Start of Data rows

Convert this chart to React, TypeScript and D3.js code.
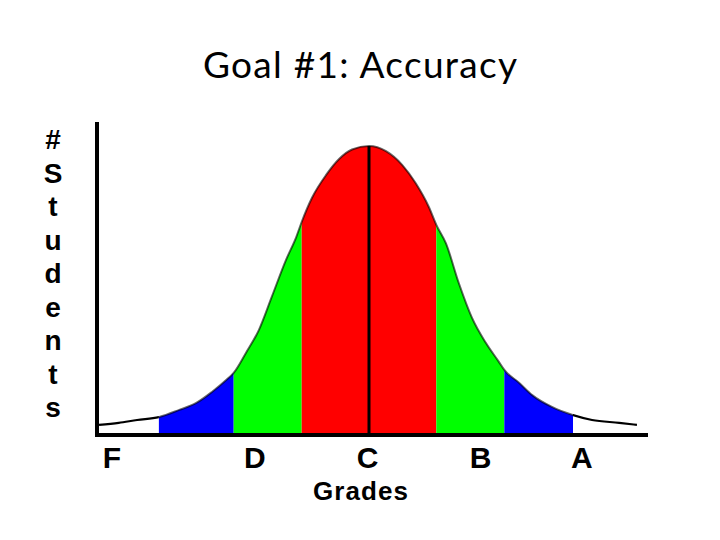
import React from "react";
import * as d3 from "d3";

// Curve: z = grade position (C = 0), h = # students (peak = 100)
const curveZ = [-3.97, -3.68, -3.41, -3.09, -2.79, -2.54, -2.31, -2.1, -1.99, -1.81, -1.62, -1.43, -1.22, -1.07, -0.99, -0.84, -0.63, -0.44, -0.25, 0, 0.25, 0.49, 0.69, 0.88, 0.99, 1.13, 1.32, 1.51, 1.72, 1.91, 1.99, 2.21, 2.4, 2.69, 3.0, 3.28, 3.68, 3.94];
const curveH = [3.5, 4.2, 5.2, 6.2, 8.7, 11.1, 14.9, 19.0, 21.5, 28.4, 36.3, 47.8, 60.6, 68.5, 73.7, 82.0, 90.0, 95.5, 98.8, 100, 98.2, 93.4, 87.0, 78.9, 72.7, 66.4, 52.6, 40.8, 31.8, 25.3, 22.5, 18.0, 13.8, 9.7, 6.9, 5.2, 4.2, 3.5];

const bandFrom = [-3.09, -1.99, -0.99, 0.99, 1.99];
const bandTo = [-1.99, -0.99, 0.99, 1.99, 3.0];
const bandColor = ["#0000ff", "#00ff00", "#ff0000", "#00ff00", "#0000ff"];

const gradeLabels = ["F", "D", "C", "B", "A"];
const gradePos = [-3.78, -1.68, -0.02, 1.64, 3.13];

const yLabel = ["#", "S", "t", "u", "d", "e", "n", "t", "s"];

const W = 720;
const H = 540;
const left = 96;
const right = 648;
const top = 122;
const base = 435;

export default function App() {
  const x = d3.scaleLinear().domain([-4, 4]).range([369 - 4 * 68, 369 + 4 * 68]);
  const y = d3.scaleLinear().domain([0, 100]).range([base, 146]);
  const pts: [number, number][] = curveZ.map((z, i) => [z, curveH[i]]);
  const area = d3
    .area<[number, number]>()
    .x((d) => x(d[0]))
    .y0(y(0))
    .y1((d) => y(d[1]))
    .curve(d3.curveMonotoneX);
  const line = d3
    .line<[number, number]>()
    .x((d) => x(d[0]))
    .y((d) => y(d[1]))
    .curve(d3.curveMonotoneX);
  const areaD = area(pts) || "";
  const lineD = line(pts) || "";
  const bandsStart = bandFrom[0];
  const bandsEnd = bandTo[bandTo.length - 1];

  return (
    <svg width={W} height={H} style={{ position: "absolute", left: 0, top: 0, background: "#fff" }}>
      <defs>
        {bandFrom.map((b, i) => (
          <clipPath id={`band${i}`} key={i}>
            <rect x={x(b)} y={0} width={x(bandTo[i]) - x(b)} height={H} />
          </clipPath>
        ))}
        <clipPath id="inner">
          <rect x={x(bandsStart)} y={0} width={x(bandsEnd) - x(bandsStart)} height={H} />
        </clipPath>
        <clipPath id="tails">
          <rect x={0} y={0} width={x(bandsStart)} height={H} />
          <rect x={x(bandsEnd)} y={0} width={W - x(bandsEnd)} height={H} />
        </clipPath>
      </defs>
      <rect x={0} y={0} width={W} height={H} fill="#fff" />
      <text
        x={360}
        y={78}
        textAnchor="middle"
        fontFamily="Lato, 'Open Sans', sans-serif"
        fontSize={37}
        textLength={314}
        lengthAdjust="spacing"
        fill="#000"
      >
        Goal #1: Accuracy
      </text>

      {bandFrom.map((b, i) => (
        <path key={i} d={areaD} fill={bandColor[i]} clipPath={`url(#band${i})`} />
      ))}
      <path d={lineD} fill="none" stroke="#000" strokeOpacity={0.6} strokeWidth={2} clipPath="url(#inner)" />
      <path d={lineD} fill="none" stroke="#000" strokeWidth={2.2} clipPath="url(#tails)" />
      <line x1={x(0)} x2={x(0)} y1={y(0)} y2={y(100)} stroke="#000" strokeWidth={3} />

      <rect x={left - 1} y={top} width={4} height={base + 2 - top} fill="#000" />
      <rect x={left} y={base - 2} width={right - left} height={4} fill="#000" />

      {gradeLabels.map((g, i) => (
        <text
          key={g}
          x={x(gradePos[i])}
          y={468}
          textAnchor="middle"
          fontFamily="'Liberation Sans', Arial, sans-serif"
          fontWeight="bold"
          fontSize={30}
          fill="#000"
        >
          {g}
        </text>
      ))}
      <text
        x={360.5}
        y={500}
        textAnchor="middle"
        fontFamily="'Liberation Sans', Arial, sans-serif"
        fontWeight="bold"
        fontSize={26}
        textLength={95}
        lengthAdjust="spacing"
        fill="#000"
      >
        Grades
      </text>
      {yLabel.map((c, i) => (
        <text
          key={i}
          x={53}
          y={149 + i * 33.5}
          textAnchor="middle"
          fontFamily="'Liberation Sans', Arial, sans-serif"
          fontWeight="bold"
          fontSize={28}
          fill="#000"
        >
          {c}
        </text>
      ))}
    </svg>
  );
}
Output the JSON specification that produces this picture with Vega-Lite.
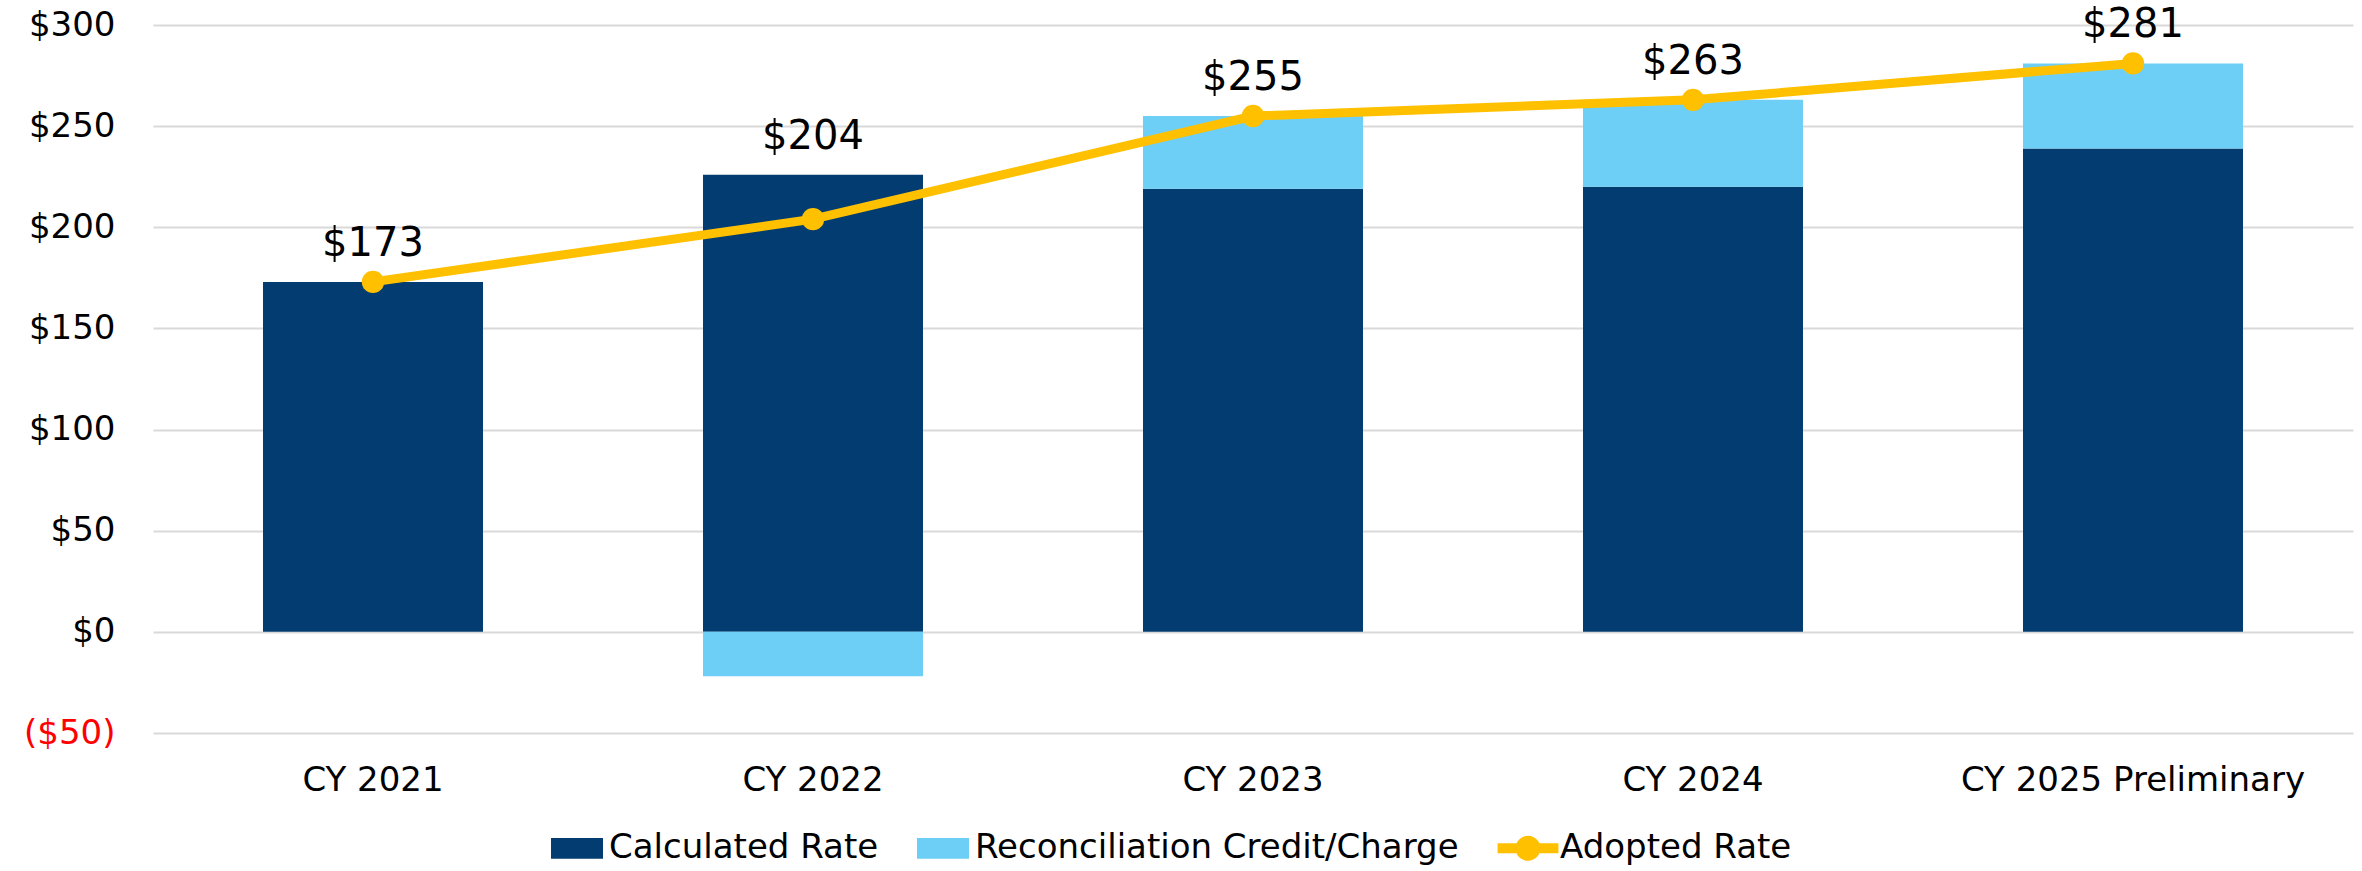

End of Data rows

▶ **Problem**
Write out nothing but the lines from the start of the data through the line with "import * as". Leave out the pictures.

▶ **Reply to the task**
Convert this chart to React, TypeScript and D3.js code.
import React from "react";
import * as d3 from "d3";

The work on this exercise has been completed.